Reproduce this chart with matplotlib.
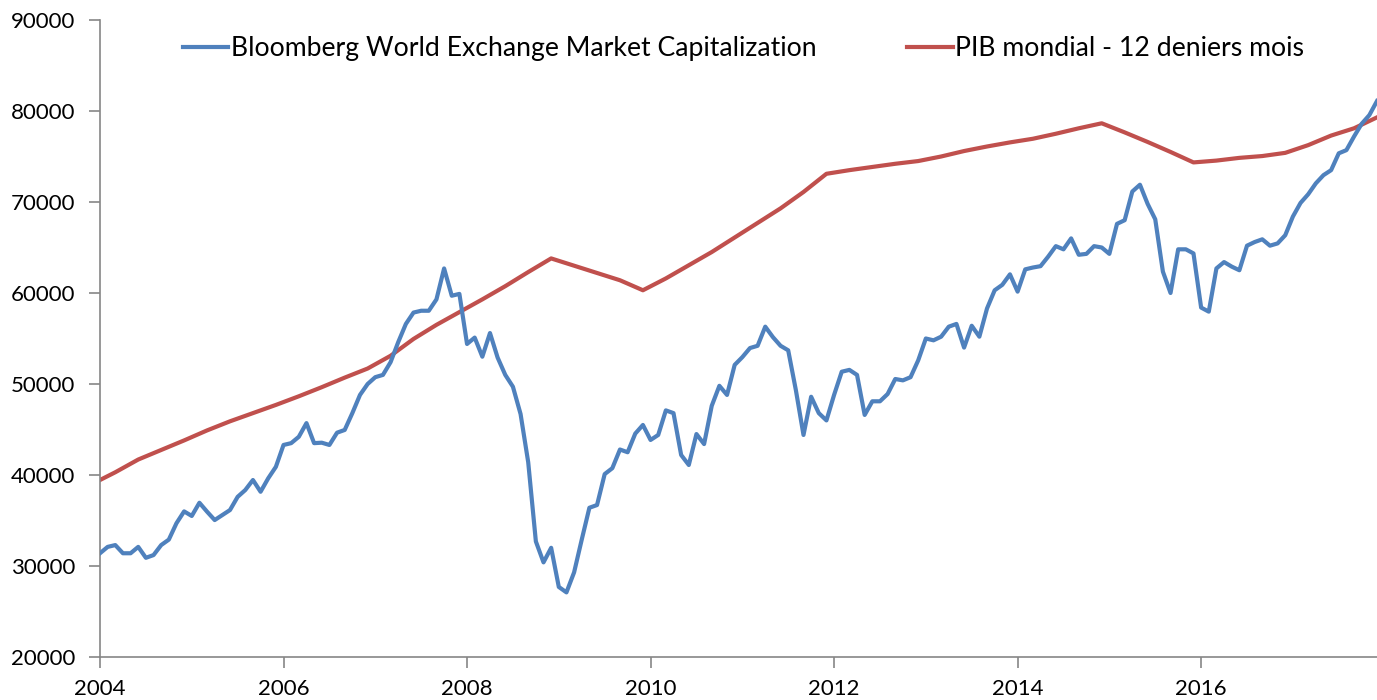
import numpy as np
import matplotlib.pyplot as plt

# Bloomberg World Exchange Market Capitalization, monthly, Jan 2004 -> Dec 2017
cap_values = [
    31400, 32100, 32300, 31400, 31400, 32100, 30900, 31200, 32300, 32900, 34700, 36000,
    35500, 36950, 35970, 35050, 35600, 36150, 37600, 38350, 39450, 38160, 39640, 40900,
    43300, 43500, 44200, 45700, 43500, 43550, 43300, 44650, 44950, 46800, 48800, 50000,
    50750, 51000, 52400, 54600, 56600, 57850, 58050, 58050, 59300, 62700, 59700, 59900,
    54400, 55100, 53000, 55600, 52900, 51000, 49700, 46700, 41400, 32700, 30400, 32000,
    27700, 27100, 29300, 32900, 36400, 36700, 40100, 40750, 42800, 42500, 44550, 45500,
    43850, 44400, 47100, 46800, 42200, 41100, 44500, 43400, 47600, 49800, 48800, 52100,
    52950, 53950, 54200, 56300, 55150, 54200, 53700, 49340, 44400, 48600, 46800, 46000,
    48800, 51350, 51550, 51000, 46600, 48100, 48100, 48900, 50550, 50400, 50750, 52600,
    55000, 54800, 55200, 56300, 56600, 54000, 56400, 55200, 58300, 60300, 60900, 62050,
    60150, 62600, 62800, 62950, 64000, 65150, 64800, 66000, 64200, 64300, 65150, 65000,
    64300, 67600, 68000, 71150, 71900, 69800, 68100, 62350, 60000, 64800, 64800, 64350,
    58400, 57950, 62700, 63400, 62900, 62500, 65200, 65600, 65900, 65200, 65450, 66350,
    68400, 69900, 70850, 72050, 72950, 73500, 75350, 75700, 77200, 78600, 79550, 81100,
]

# PIB mondial - 12 derniers mois, read every ~3 months (month index from Jan 2004)
gdp_months = [0, 2, 5, 8, 11, 14, 17, 20, 23, 26, 29, 32, 35, 38, 41, 44, 47, 50, 53,
              56, 59, 62, 65, 68, 71, 74, 77, 80, 83, 86, 89, 92, 95, 98, 101, 104, 107,
              110, 113, 116, 119, 122, 125, 128, 131, 134, 137, 140, 143, 146, 149, 152,
              155, 158, 161, 164, 167]
gdp_values = [39450, 40300, 41700, 42750, 43800, 44900, 45900, 46800, 47700, 48650,
              49650, 50700, 51700, 53100, 54950, 56500, 57900, 59300, 60750, 62300,
              63800, 63000, 62200, 61400, 60300, 61600, 63050, 64500, 66100, 67700,
              69300, 71100, 73100, 73500, 73850, 74200, 74500, 75000, 75600, 76100,
              76550, 76950, 77500, 78100, 78650, 77650, 76600, 75500, 74350, 74550,
              74850, 75050, 75400, 76250, 77300, 78100, 79300]

label_cap = "Bloomberg World Exchange Market Capitalization"
label_gdp = "PIB mondial - 12 deniers mois"

plt.rcParams['font.family'] = ['Lato', 'DejaVu Sans']

cap_x = 2004 + np.arange(len(cap_values)) / 12
gdp_x = 2004 + np.array(gdp_months) / 12

fig = plt.figure(figsize=(13.77, 7), dpi=100)
ax = fig.add_axes([100 / 1377, 43 / 700, 1277 / 1377, 637 / 700])

ax.plot(gdp_x, gdp_values, color='#C0504D', lw=3, label=label_gdp, zorder=2)
ax.plot(cap_x, cap_values, color='#4F81BD', lw=3, label=label_cap, zorder=3)

ax.set_xlim(2004, 2004 + 167 / 12)
ax.set_ylim(20000, 90000)
ax.set_yticks(np.arange(20000, 90001, 10000))
ax.set_xticks(np.arange(2004, 2017, 2))

for side in ['top', 'right']:
    ax.spines[side].set_visible(False)
for side in ['left', 'bottom']:
    ax.spines[side].set_color('#868686')
    ax.spines[side].set_linewidth(1.2)
ax.tick_params(axis='both', direction='out', length=8, width=1.2, color='#868686',
               labelsize=16, labelcolor='black')
ax.tick_params(axis='y', pad=10)
ax.tick_params(axis='x', pad=8)

handles, labels = ax.get_legend_handles_labels()
ax.legend(handles[::-1], labels[::-1], loc='upper center', bbox_to_anchor=(0.504, 1.012),
          ncol=2, frameon=False, fontsize=19.2, handlelength=1.7, handletextpad=0.1,
          columnspacing=3.4)

fig.savefig('out.png', dpi=100)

▬▬▬

Reproduce the whole listing exactly, but not the images in it.

Reproduce this chart with matplotlib.
import numpy as np
import matplotlib.pyplot as plt

# Bloomberg World Exchange Market Capitalization, monthly, Jan 2004 -> Dec 2017
cap_values = [
    31400, 32100, 32300, 31400, 31400, 32100, 30900, 31200, 32300, 32900, 34700, 36000,
    35500, 36950, 35970, 35050, 35600, 36150, 37600, 38350, 39450, 38160, 39640, 40900,
    43300, 43500, 44200, 45700, 43500, 43550, 43300, 44650, 44950, 46800, 48800, 50000,
    50750, 51000, 52400, 54600, 56600, 57850, 58050, 58050, 59300, 62700, 59700, 59900,
    54400, 55100, 53000, 55600, 52900, 51000, 49700, 46700, 41400, 32700, 30400, 32000,
    27700, 27100, 29300, 32900, 36400, 36700, 40100, 40750, 42800, 42500, 44550, 45500,
    43850, 44400, 47100, 46800, 42200, 41100, 44500, 43400, 47600, 49800, 48800, 52100,
    52950, 53950, 54200, 56300, 55150, 54200, 53700, 49340, 44400, 48600, 46800, 46000,
    48800, 51350, 51550, 51000, 46600, 48100, 48100, 48900, 50550, 50400, 50750, 52600,
    55000, 54800, 55200, 56300, 56600, 54000, 56400, 55200, 58300, 60300, 60900, 62050,
    60150, 62600, 62800, 62950, 64000, 65150, 64800, 66000, 64200, 64300, 65150, 65000,
    64300, 67600, 68000, 71150, 71900, 69800, 68100, 62350, 60000, 64800, 64800, 64350,
    58400, 57950, 62700, 63400, 62900, 62500, 65200, 65600, 65900, 65200, 65450, 66350,
    68400, 69900, 70850, 72050, 72950, 73500, 75350, 75700, 77200, 78600, 79550, 81100,
]

# PIB mondial - 12 derniers mois, read every ~3 months (month index from Jan 2004)
gdp_months = [0, 2, 5, 8, 11, 14, 17, 20, 23, 26, 29, 32, 35, 38, 41, 44, 47, 50, 53,
              56, 59, 62, 65, 68, 71, 74, 77, 80, 83, 86, 89, 92, 95, 98, 101, 104, 107,
              110, 113, 116, 119, 122, 125, 128, 131, 134, 137, 140, 143, 146, 149, 152,
              155, 158, 161, 164, 167]
gdp_values = [39450, 40300, 41700, 42750, 43800, 44900, 45900, 46800, 47700, 48650,
              49650, 50700, 51700, 53100, 54950, 56500, 57900, 59300, 60750, 62300,
              63800, 63000, 62200, 61400, 60300, 61600, 63050, 64500, 66100, 67700,
              69300, 71100, 73100, 73500, 73850, 74200, 74500, 75000, 75600, 76100,
              76550, 76950, 77500, 78100, 78650, 77650, 76600, 75500, 74350, 74550,
              74850, 75050, 75400, 76250, 77300, 78100, 79300]

label_cap = "Bloomberg World Exchange Market Capitalization"
label_gdp = "PIB mondial - 12 deniers mois"

plt.rcParams['font.family'] = ['Lato', 'DejaVu Sans']

cap_x = 2004 + np.arange(len(cap_values)) / 12
gdp_x = 2004 + np.array(gdp_months) / 12

fig = plt.figure(figsize=(13.77, 7), dpi=100)
ax = fig.add_axes([100 / 1377, 43 / 700, 1277 / 1377, 637 / 700])

ax.plot(gdp_x, gdp_values, color='#C0504D', lw=3, label=label_gdp, zorder=2)
ax.plot(cap_x, cap_values, color='#4F81BD', lw=3, label=label_cap, zorder=3)

ax.set_xlim(2004, 2004 + 167 / 12)
ax.set_ylim(20000, 90000)
ax.set_yticks(np.arange(20000, 90001, 10000))
ax.set_xticks(np.arange(2004, 2017, 2))

for side in ['top', 'right']:
    ax.spines[side].set_visible(False)
for side in ['left', 'bottom']:
    ax.spines[side].set_color('#868686')
    ax.spines[side].set_linewidth(1.2)
ax.tick_params(axis='both', direction='out', length=8, width=1.2, color='#868686',
               labelsize=16, labelcolor='black')
ax.tick_params(axis='y', pad=10)
ax.tick_params(axis='x', pad=8)

handles, labels = ax.get_legend_handles_labels()
ax.legend(handles[::-1], labels[::-1], loc='upper center', bbox_to_anchor=(0.504, 1.012),
          ncol=2, frameon=False, fontsize=19.2, handlelength=1.7, handletextpad=0.1,
          columnspacing=3.4)

fig.savefig('out.png', dpi=100)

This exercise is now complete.